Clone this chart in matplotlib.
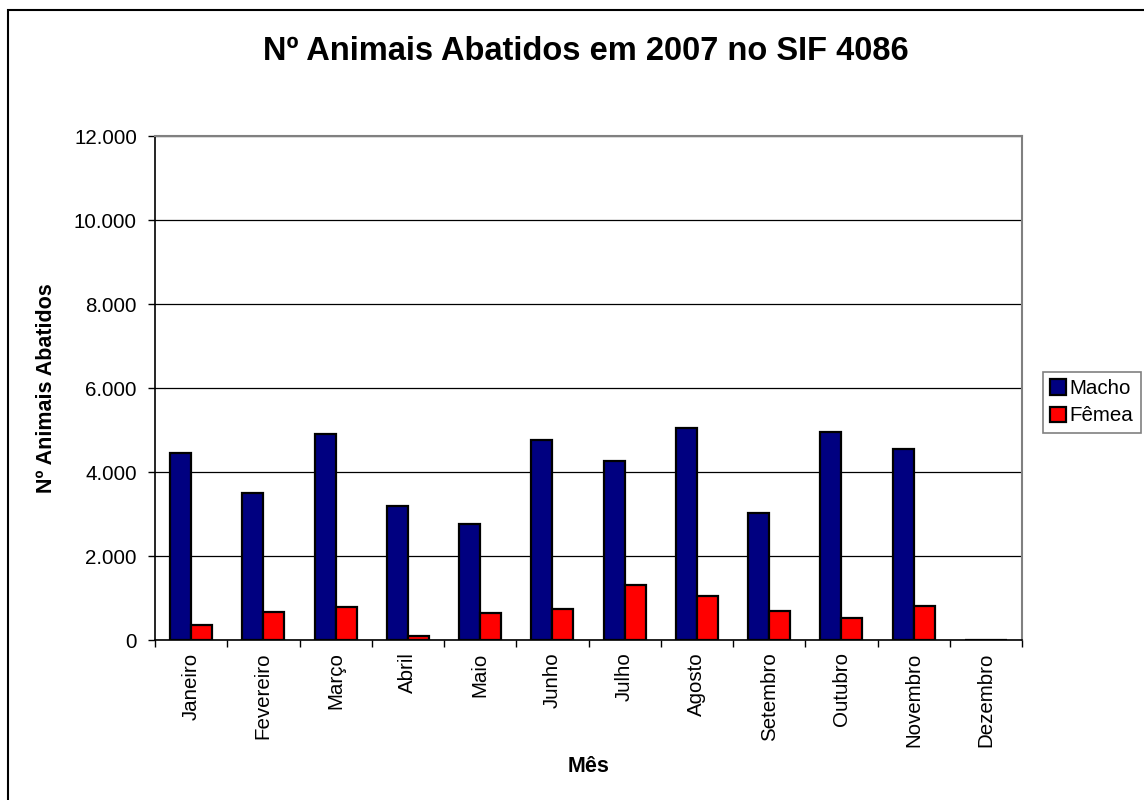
import numpy as np
import matplotlib
matplotlib.use("Agg")
import matplotlib.pyplot as plt
from matplotlib.patches import Rectangle
from matplotlib.ticker import FuncFormatter, FixedLocator

plt.rcParams['font.family'] = ['Liberation Sans', 'DejaVu Sans']

# Dados
meses = ["Janeiro", "Fevereiro", "Março", "Abril", "Maio", "Junho",
         "Julho", "Agosto", "Setembro", "Outubro", "Novembro", "Dezembro"]
macho = [4450, 3510, 4905, 3190, 2770, 4770, 4260, 5050, 3025, 4950, 4555, 0]
femea = [350, 675, 780, 95, 635, 745, 1310, 1040, 690, 530, 800, 0]

fig = plt.figure(figsize=(11.44, 8), dpi=100)
ax = fig.add_axes([155/1144, 1 - 640/800, (1022 - 155)/1144, (640 - 136)/800])

x = np.arange(len(meses))
w = 0.29
ax.bar(x - w/2, macho, w, color="#000080", edgecolor="black", linewidth=1.6,
       label="Macho", zorder=3)
ax.bar(x + w/2, femea, w, color="#FF0000", edgecolor="black", linewidth=1.6,
       label="Fêmea", zorder=3)

ax.set_xlim(-0.5, len(meses) - 0.5)
ax.set_ylim(0, 12000)
ax.set_yticks(np.arange(0, 12001, 2000))
ax.yaxis.set_major_formatter(FuncFormatter(lambda v, p: f"{int(v):,}".replace(",", ".")))
ax.yaxis.grid(True, color="black", linewidth=0.9, zorder=0)
ax.set_axisbelow(True)

# ticks nas divisões, rótulos no centro
ax.xaxis.set_major_locator(FixedLocator(np.arange(-0.5, len(meses), 1.0)))
ax.xaxis.set_major_formatter(FuncFormatter(lambda v, p: ""))
ax.xaxis.set_minor_locator(FixedLocator(x))
ax.set_xticklabels(meses, minor=True, rotation=90, va="top", ha="center")
ax.tick_params(axis="x", which="major", direction="out", length=5, width=1)
ax.tick_params(axis="x", which="minor", length=0, pad=9, labelsize=14.8)
ax.tick_params(axis="y", direction="out", length=5, width=1, pad=8, labelsize=14.8)

for s in ["left", "bottom"]:
    ax.spines[s].set_color("black")
    ax.spines[s].set_linewidth(1.2)
for s in ["top", "right"]:
    ax.spines[s].set_color("#808080")
    ax.spines[s].set_linewidth(1.5)

fig.text(586/1144, 1 - 52/800, "Nº Animais Abatidos em 2007 no SIF 4086",
         fontsize=23.5, fontweight="bold", ha="center", va="center")
fig.text(47/1144, 1 - 388/800, "Nº Animais Abatidos", fontsize=15.5,
         fontweight="bold", rotation=90, ha="center", va="center")
fig.text(589/1144, 1 - 766/800, "Mês", fontsize=15.5, fontweight="bold",
         ha="center", va="center")

leg = fig.legend(loc="upper left", bbox_to_anchor=(1043/1144, 1 - 372/800),
                 fontsize=14.8, frameon=True, fancybox=False, framealpha=1,
                 edgecolor="#808080", handlelength=0.75, handleheight=0.75,
                 handletextpad=0.2, borderpad=0.35, labelspacing=0.4,
                 borderaxespad=0)
leg.get_frame().set_linewidth(1.2)

# moldura externa
fig.patches.append(Rectangle((8/1144, -0.1), 1.2, 1 - 10/800 + 0.1,
                             transform=fig.transFigure, fill=False,
                             edgecolor="black", linewidth=1.5))

fig.savefig("out.png", dpi=100)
◇ ◇ ◇ ◇ ◇ ◇ ◇
The exercise: Repeat the listing above from its first line through the line that contains "width=1, pad=8, labelsize=14.8)", both included, and nothing more. Drop the pictures.

Exercise answer:
Clone this chart in matplotlib.
import numpy as np
import matplotlib
matplotlib.use("Agg")
import matplotlib.pyplot as plt
from matplotlib.patches import Rectangle
from matplotlib.ticker import FuncFormatter, FixedLocator

plt.rcParams['font.family'] = ['Liberation Sans', 'DejaVu Sans']

# Dados
meses = ["Janeiro", "Fevereiro", "Março", "Abril", "Maio", "Junho",
         "Julho", "Agosto", "Setembro", "Outubro", "Novembro", "Dezembro"]
macho = [4450, 3510, 4905, 3190, 2770, 4770, 4260, 5050, 3025, 4950, 4555, 0]
femea = [350, 675, 780, 95, 635, 745, 1310, 1040, 690, 530, 800, 0]

fig = plt.figure(figsize=(11.44, 8), dpi=100)
ax = fig.add_axes([155/1144, 1 - 640/800, (1022 - 155)/1144, (640 - 136)/800])

x = np.arange(len(meses))
w = 0.29
ax.bar(x - w/2, macho, w, color="#000080", edgecolor="black", linewidth=1.6,
       label="Macho", zorder=3)
ax.bar(x + w/2, femea, w, color="#FF0000", edgecolor="black", linewidth=1.6,
       label="Fêmea", zorder=3)

ax.set_xlim(-0.5, len(meses) - 0.5)
ax.set_ylim(0, 12000)
ax.set_yticks(np.arange(0, 12001, 2000))
ax.yaxis.set_major_formatter(FuncFormatter(lambda v, p: f"{int(v):,}".replace(",", ".")))
ax.yaxis.grid(True, color="black", linewidth=0.9, zorder=0)
ax.set_axisbelow(True)

# ticks nas divisões, rótulos no centro
ax.xaxis.set_major_locator(FixedLocator(np.arange(-0.5, len(meses), 1.0)))
ax.xaxis.set_major_formatter(FuncFormatter(lambda v, p: ""))
ax.xaxis.set_minor_locator(FixedLocator(x))
ax.set_xticklabels(meses, minor=True, rotation=90, va="top", ha="center")
ax.tick_params(axis="x", which="major", direction="out", length=5, width=1)
ax.tick_params(axis="x", which="minor", length=0, pad=9, labelsize=14.8)
ax.tick_params(axis="y", direction="out", length=5, width=1, pad=8, labelsize=14.8)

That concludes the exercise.